As we awaited the announcement from the Central Bank, we could not help but wonder how MPC would move with all that was before them. With IMF discussions all but put on ice, an exchange rate that has felt exogenous pressure, a fiscal deficit that remains unabated, Moody’s downgrading the country’s credit rating to Caa1 (rated as poor quality and very high credit risk), could it be that Dr Denny Kalyalya, the man trusted with the Zambian kwacha and his economists could deliver a surprise at their latest MPC?

Sadly no. At its meeting held on 20-21 August 2018, Monetary Policy Committee decided to maintain the Policy Rate at 9.75%. Denny and his team had to contend with a number of factors in deciding not to move the economic chess pieces.

In arriving at their decision, the MPC considered the following factors:

  • Inflation projections suggest it will remain in the 6-8% target range for the rest of the year
  • Economic growth continues to be subdued
  • Lending rates have now started escalating due to appetite for Government securities that are seeing high yield rates
  • Diminished private sector credit growth
  • Rising public debt and sustained fiscal deficit, and
  • Fragile financial sector as reflected by the high rate of non-performing loans

Despite all this, Denny’s kwacha may have depreciated by 1.4% against the US dollar, but it strengthened against the British pound, the Euro and the South African rand. Macro factors in the islands and main land Europe have been omnipresent with a Brexit deal still being negotiated. Furthermore, the change in regime in South Africa continues to have investor’s sceptical leading to a rand that is unstable.

The central bank remains firm on its projection that the global economy will grow by 3.9% in 2018 and 2019 based on the premise that commodity prices will continue to recover, prospects for emerging markets will improve, and resilience in growth in advanced economies notably the United States.

On monetary policy operations, the Governor signaled an increase in market liquidity from K0.8 billion to K1.1 billion. This was made possible due to Government securities maturing, Government spending, Central Bank purchasing foreign currency and maturing of other market instruments.

However, unlike in the previous MPC statement where Denny saw an increase in appetite in Government paper, his announcement this time round saw demand for Treasury bills declining from 98% to 43% and Government bonds subscriptions cooling from 153% to 124%. The total funds raised through Government Securities declined from K7.8 Billion to K6.2 billion. Interestingly, non-resident investors holding Government paper increased to K8.8 billion from 8.5 billion. This phenomenon can partly be explained by the fact that investors looking from the outside in are seeing yield rates rising to 16.96% from 15.87%.

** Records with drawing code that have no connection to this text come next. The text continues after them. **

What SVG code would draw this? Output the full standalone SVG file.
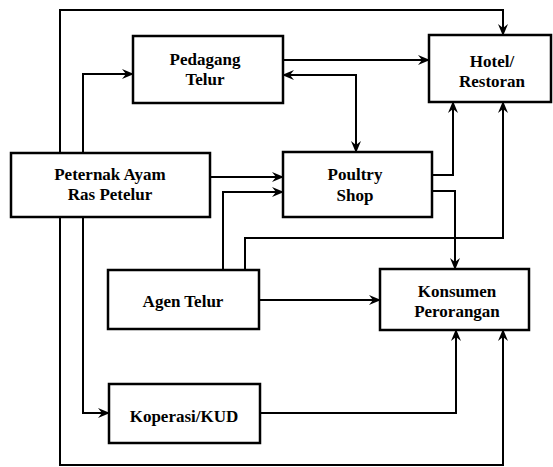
<svg xmlns="http://www.w3.org/2000/svg" width="553" height="467" viewBox="0 0 553 467">
<style>
.box{fill:#fff;stroke:#000;stroke-width:2.5}
.lbl{font-family:Liberation Serif, Times New Roman, serif;font-weight:bold;font-size:17px;text-anchor:middle;fill:#000}
.c{fill:none;stroke:#000;stroke-width:2;marker-end:url(#ah)}
</style>
<defs>
<marker id="ah" markerUnits="userSpaceOnUse" viewBox="0 0 12 10" refX="11" refY="5" markerWidth="12" markerHeight="10" orient="auto-start-reverse">
<path d="M0,0 L12,5 L0,10 L4,5 z" fill="#000"/>
</marker>
</defs>
<rect width="553" height="467" fill="#fff"/>
<g id="connectors">
<path class="c" d="M60,153 V10 H503 V35"/>
<path class="c" d="M83,153 V74 H133"/>
<path class="c" d="M83,217 V413 H109"/>
<path class="c" d="M60,217 V465 H503 V330"/>
<path class="c" d="M210,177 H283"/>
<path class="c" d="M223,270 V192 H283"/>
<path class="c" d="M283,60 H429"/>
<path class="c" d="M283,75 H356 V152" style="marker-start:url(#ah)"/>
<path class="c" d="M432,175 H453 V102"/>
<path class="c" d="M432,191 H455 V269"/>
<path class="c" d="M245,270 V238 H503 V102"/>
<path class="c" d="M259,300 H380"/>
<path class="c" d="M260,413 H456 V330"/>
</g>
<g id="peternak">
<rect class="box" x="11" y="153" width="199" height="64"/>
<text class="lbl" x="110" y="180">Peternak Ayam</text>
<text class="lbl" x="110" y="200">Ras Petelur</text>
</g>
<g id="pedagang">
<rect class="box" x="133" y="36" width="150" height="67"/>
<text class="lbl" x="205" y="65">Pedagang</text>
<text class="lbl" x="205" y="85">Telur</text>
</g>
<g id="hotel">
<rect class="box" x="429" y="35" width="122" height="67"/>
<text class="lbl" x="492" y="67">Hotel/</text>
<text class="lbl" x="492" y="87">Restoran</text>
</g>
<g id="poultry">
<rect class="box" x="283" y="152" width="149" height="65"/>
<text class="lbl" x="355" y="180">Poultry</text>
<text class="lbl" x="355" y="201">Shop</text>
</g>
<g id="agen">
<rect class="box" x="108" y="270" width="151" height="59"/>
<text class="lbl" x="183" y="307">Agen Telur</text>
</g>
<g id="konsumen">
<rect class="box" x="380" y="269" width="149" height="61"/>
<text class="lbl" x="457" y="297">Konsumen</text>
<text class="lbl" x="457" y="317">Perorangan</text>
</g>
<g id="koperasi">
<rect class="box" x="109" y="384" width="151" height="59"/>
<text class="lbl" x="184" y="422">Koperasi/KUD</text>
</g>
</svg>
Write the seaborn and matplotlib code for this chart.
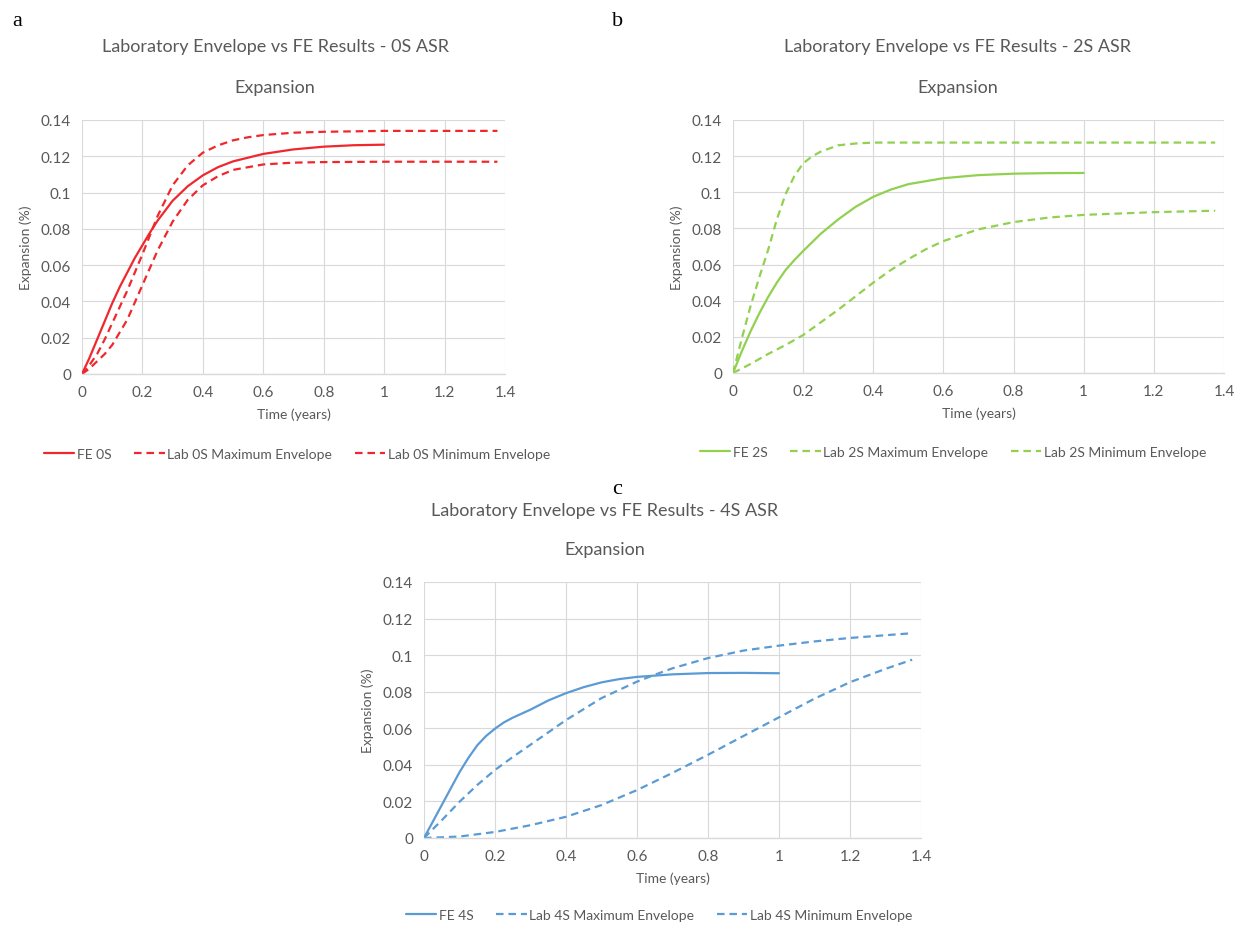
import matplotlib
matplotlib.use("Agg")
import matplotlib.pyplot as plt
import seaborn as sns
import pandas as pd

# ---------------- data ----------------
# Panel a (0S)
fe0_t = [0, 0.025, 0.05, 0.075, 0.1, 0.125, 0.15, 0.175, 0.2, 0.225, 0.25, 0.3, 0.35, 0.4, 0.45, 0.5, 0.6, 0.7, 0.8, 0.9, 1.0]
fe0_y = [0, 0.009, 0.019, 0.029, 0.039, 0.048, 0.056, 0.064, 0.071, 0.078, 0.0845, 0.0955, 0.1035, 0.1095, 0.114, 0.1172, 0.1213, 0.1238, 0.1253, 0.1261, 0.1264]
max0_t = [0, 0.025, 0.05, 0.075, 0.1, 0.15, 0.2, 0.25, 0.3, 0.35, 0.4, 0.45, 0.5, 0.55, 0.6, 0.7, 0.8, 1.0, 1.2, 1.375]
max0_y = [0, 0.005, 0.011, 0.019, 0.028, 0.046, 0.066, 0.087, 0.104, 0.115, 0.122, 0.126, 0.1288, 0.1305, 0.1317, 0.133, 0.1335, 0.134, 0.134, 0.134]
min0_t = [0, 0.025, 0.05, 0.075, 0.1, 0.15, 0.2, 0.25, 0.3, 0.35, 0.4, 0.45, 0.5, 0.6, 0.7, 0.8, 1.0, 1.2, 1.375]
min0_y = [0, 0.003, 0.007, 0.011, 0.016, 0.030, 0.049, 0.068, 0.084, 0.096, 0.104, 0.109, 0.1125, 0.1155, 0.1165, 0.1168, 0.117, 0.117, 0.117]

# Panel b (2S)
fe2_t = [0, 0.025, 0.05, 0.075, 0.1, 0.125, 0.15, 0.175, 0.2, 0.25, 0.3, 0.35, 0.4, 0.45, 0.5, 0.6, 0.7, 0.8, 0.9, 1.0]
fe2_y = [0, 0.012, 0.023, 0.033, 0.042, 0.050, 0.057, 0.0625, 0.0675, 0.077, 0.085, 0.092, 0.0975, 0.1015, 0.1045, 0.1078, 0.1095, 0.1103, 0.1106, 0.1107]
max2_t = [0, 0.025, 0.05, 0.075, 0.1, 0.125, 0.15, 0.175, 0.2, 0.225, 0.25, 0.3, 0.35, 0.4, 0.6, 0.8, 1.0, 1.2, 1.375]
max2_y = [0, 0.019, 0.037, 0.053, 0.068, 0.085, 0.099, 0.109, 0.116, 0.1198, 0.1225, 0.126, 0.127, 0.1275, 0.1275, 0.1275, 0.1275, 0.1275, 0.1275]
min2_t = [0, 0.05, 0.1, 0.15, 0.2, 0.25, 0.3, 0.35, 0.4, 0.45, 0.5, 0.55, 0.6, 0.7, 0.8, 0.9, 1.0, 1.2, 1.375]
min2_y = [0, 0.005, 0.0105, 0.0155, 0.021, 0.028, 0.035, 0.0425, 0.050, 0.057, 0.063, 0.0685, 0.073, 0.0795, 0.0835, 0.086, 0.0875, 0.089, 0.0898]

# Panel c (4S)
fe4_t = [0, 0.05, 0.1, 0.125, 0.15, 0.175, 0.2, 0.225, 0.25, 0.275, 0.3, 0.35, 0.4, 0.45, 0.5, 0.55, 0.6, 0.7, 0.8, 0.9, 1.0]
fe4_y = [0, 0.018, 0.036, 0.0438, 0.0507, 0.0558, 0.0598, 0.0632, 0.0658, 0.068, 0.0702, 0.0752, 0.0792, 0.0825, 0.0851, 0.0869, 0.0881, 0.0895, 0.0902, 0.0903, 0.0901]
max4_t = [0, 0.05, 0.1, 0.15, 0.2, 0.25, 0.3, 0.4, 0.5, 0.6, 0.65, 0.7, 0.8, 0.9, 1.0, 1.1, 1.2, 1.375]
max4_y = [0, 0.0097, 0.0198, 0.029, 0.0372, 0.0443, 0.051, 0.0645, 0.0765, 0.0855, 0.0893, 0.0928, 0.0984, 0.1025, 0.1052, 0.1075, 0.1094, 0.112]
min4_t = [0, 0.1, 0.2, 0.3, 0.4, 0.5, 0.6, 0.7, 0.8, 0.9, 1.0, 1.1, 1.2, 1.3, 1.375]
min4_y = [0, 0.0008, 0.0033, 0.007, 0.0116, 0.018, 0.0262, 0.0356, 0.0455, 0.0558, 0.066, 0.0762, 0.0852, 0.0925, 0.0975]

x_ticks = [0, 0.2, 0.4, 0.6, 0.8, 1.0, 1.2, 1.4]
x_tick_labels = ["0", "0.2", "0.4", "0.6", "0.8", "1", "1.2", "1.4"]
y_ticks = [0, 0.02, 0.04, 0.06, 0.08, 0.1, 0.12, 0.14]
y_tick_labels = ["0", "0.02", "0.04", "0.06", "0.08", "0.1", "0.12", "0.14"]

panels = [
    dict(letter="a", title=["Laboratory Envelope vs FE Results - 0S ASR", "Expansion"], color="#F0282D",
         series=[("FE 0S", fe0_t, fe0_y, "solid"),
                 ("Lab 0S Maximum Envelope", max0_t, max0_y, "dash"),
                 ("Lab 0S Minimum Envelope", min0_t, min0_y, "dash")]),
    dict(letter="b", title=["Laboratory Envelope vs FE Results - 2S ASR", "Expansion"], color="#92D050",
         series=[("FE 2S", fe2_t, fe2_y, "solid"),
                 ("Lab 2S Maximum Envelope", max2_t, max2_y, "dash"),
                 ("Lab 2S Minimum Envelope", min2_t, min2_y, "dash")]),
    dict(letter="c", title=["Laboratory Envelope vs FE Results - 4S ASR", "Expansion"], color="#5B9BD5",
         series=[("FE 4S", fe4_t, fe4_y, "solid"),
                 ("Lab 4S Maximum Envelope", max4_t, max4_y, "dash"),
                 ("Lab 4S Minimum Envelope", min4_t, min4_y, "dash")]),
]

# ---------------- layout (pixels) ----------------
W, H = 1245, 928
axes_px = [(82, 121, 505, 375), (733, 121, 1224, 374), (424, 583, 921, 839)]
title_px = [(275, 47, 88), (958, 47, 88), (605, 511, 550)]
legend_px = [(297, 455), (953, 453), (659, 916)]
letter_px = [(12, 22), (612, 22), (612, 490)]

sns.set_theme(style="white")
FONT = ["Lato", "DejaVu Sans"]
plt.rcParams["font.family"] = FONT
GRAY = "#595959"

fig = plt.figure(figsize=(W / 100, H / 100), dpi=100)

for p, (l, t, r, b), (tx, ty1, ty2), (lx, ly), (ax_, ay_) in zip(panels, axes_px, title_px, legend_px, letter_px):
    ax = fig.add_axes([l / W, 1 - b / H, (r - l) / W, (b - t) / H])
    for name, xs, ys, style in p["series"]:
        df = pd.DataFrame({"Time (years)": xs, "Expansion (%)": ys})
        ls = "-" if style == "solid" else (0, (3.4, 2.2))
        sns.lineplot(data=df, x="Time (years)", y="Expansion (%)", ax=ax, color=p["color"],
                     linewidth=1.6, linestyle=ls, label=name, sort=False, estimator=None)
    ax.set_xlim(0, 1.4)
    ax.set_ylim(0, 0.14)
    ax.set_xticks(x_ticks)
    ax.set_xticklabels(x_tick_labels)
    ax.set_yticks(y_ticks)
    ax.set_yticklabels(y_tick_labels)
    ax.grid(True, color="#D9D9D9", linewidth=0.8)
    ax.set_axisbelow(True)
    for s in ["top", "right", "left"]:
        ax.spines[s].set_visible(False)
    ax.spines["bottom"].set_color("#D9D9D9")
    ax.spines["bottom"].set_linewidth(1.0)
    ax.tick_params(axis="both", length=0, labelsize=11, labelcolor=GRAY, pad=8)
    ax.set_xlabel("Time (years)", fontsize=10, color=GRAY, labelpad=6)
    ax.set_ylabel("Expansion (%)", fontsize=10, color=GRAY, labelpad=6)
    h, lab = ax.get_legend_handles_labels()
    ax.legend_.remove()
    fig.legend(h, lab, loc="center", bbox_to_anchor=(lx / W, 1 - ly / H), ncol=3, frameon=False,
               fontsize=10, labelcolor=GRAY, handlelength=2.2, handletextpad=0.2, columnspacing=1.6)
    fig.text(tx / W, 1 - ty1 / H, p["title"][0], ha="center", va="center", fontsize=13, color=GRAY)
    fig.text(tx / W, 1 - ty2 / H, p["title"][1], ha="center", va="center", fontsize=13, color=GRAY)
    fig.text(ax_ / W, 1 - ay_ / H, p["letter"], ha="left", va="center", fontsize=16,
             color="black", family=["Liberation Serif", "DejaVu Serif"])

fig.savefig("out.png", dpi=100, facecolor="white")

For companies operating in this market, concern will be the increase in the average lending rates from 24.1% to 24.3%. This is not what the progressive lowering of MPC of the glory quarters of 2017 were supposed to achieve. The central bank believes that high yeild rates of Government paper and high non-performing loans (which stood at 12.4%) continue to be the Achilles heel that continue to keep lending rates at elevated levels.

The central bank remains optimistic that real GDP prospects remain positive and will be driven by and large through manufacturing, construction, tourism and mining. Security of electricity supply remains key however as this will support all the aforementioned sectors.

On the whole, MPC judged that the risks to the inflation outlook remain on the upside. They have reaffirmed their positive to be steadfast and ready to change the policy stance should inflation rise above the upper bound of the 6-8% target range. This statement is indicative of a central bank that knows the fragility of the financial times we are going through.